Und hier auf Schneit? Probst nimmt eine Karte hervor, darauf sind mehrere bestehende Schutzgebiete eingezeichnet. «Wir haben hier national geschützte Flachmoore, die werden vom Projekt nicht überbaut», sagt Klaus. «Aber wir werden sicher Empfehlungen abgeben, etwa dass Stromleitungen, die in den Boden verlegt werden müssen, nicht durch solche Moorbereiche führen.» Auch dazu sei die UVP da: Dass die Bauarbeiten dereinst möglichst schonend durchgeführt werden.
Für die Initianten von SolSarine - und dem Vernehmen nach auch für den Kanton - ist Schneit derweil eines der Gebiete mit hoher Priorität. Das hat mit der Erschliessung zu tun: Die Strassen hinauf auf die Alp sind sehr gut ausgebaut, eine Hochspannungsleitung führt direkt über die Alp - neue Zuleitungen wären also kurz. Es sind just solche Faktoren, die dazu führten, dass das national bekannte, riesige Projekt Grengiols im Wallis nach grossen Ankündigungen immer mehr redimensioniert wurde: Dort fehlt es weitgehend an solcher Infrastruktur.
Im Berner Oberland setzte man hingegen früh auf die Strategie, Projekte an landwirtschaftlichen oder touristisch genutzten Standorten zu planen. Unter Federführung der Kantonsregierung haben schon erste Sitzungen mit Initianten, Umweltverbänden und Planern stattgefunden. Die Landbesitzer im Saanenland hat man damit überzeugt, dass die Panels auf hohen Stelzen zu stehen kommen, unter denen weiterhin Kühe weiden können. «Wenig Einschränkung für die Alp- und Landwirtschaft», lautet das Versprechen. Und den Umweltverbänden will man entgegenkommen, indem auch regionale Schutzgebiete, die weniger streng geschützt sind als die nationalen, nicht beeinträchtigt werden sollen.

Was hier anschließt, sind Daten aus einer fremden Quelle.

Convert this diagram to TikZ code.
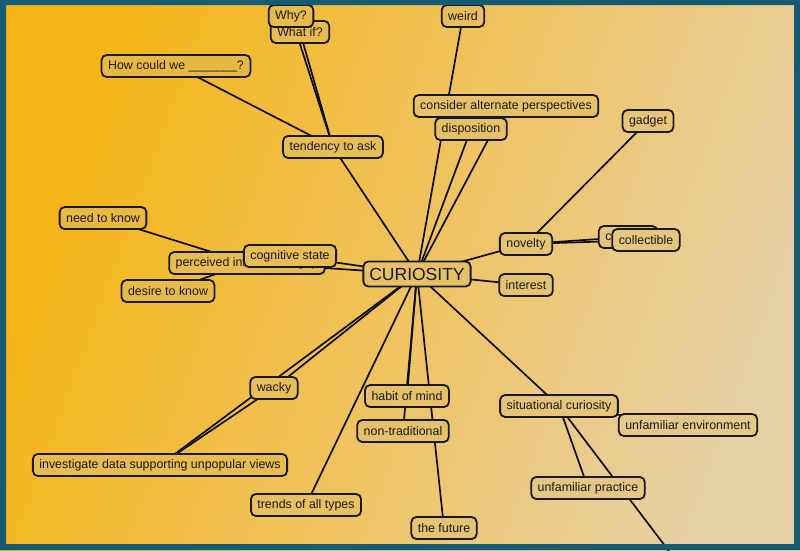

Gleichwohl: Es ist ein Interessenkonflikt zwischen dem Schutz der Natur und den Ansprüchen der Energiewende, die nach dem Willen der Politik den Bau grosser Solarkraftwerke in den Alpen erfordert. Mittendrin stehen die beiden Biologinnen, die mit Sachkenntnis, Bestimmungsapp und Lupe dazu beitragen, dass trotz technologischer Aufbruchstimmung die Aspekte des Naturschutzes in der Planung ihren Platz erhalten.
Elisabeth Klaus hat gerade eine seltene Segge bestimmt - für den Laien ein unscheinbares Gras -, dann zeigt sie auf einen Purpurenzian. Und mit Blick auf die blühende Bergwelt sagt sie: «Wir haben den schönsten Beruf, den ich mir vorstellen kann.» Sie wird in den nächsten Wochen noch auf einigen Alpen unterwegs sein - als Vorbotin des Solarexpress.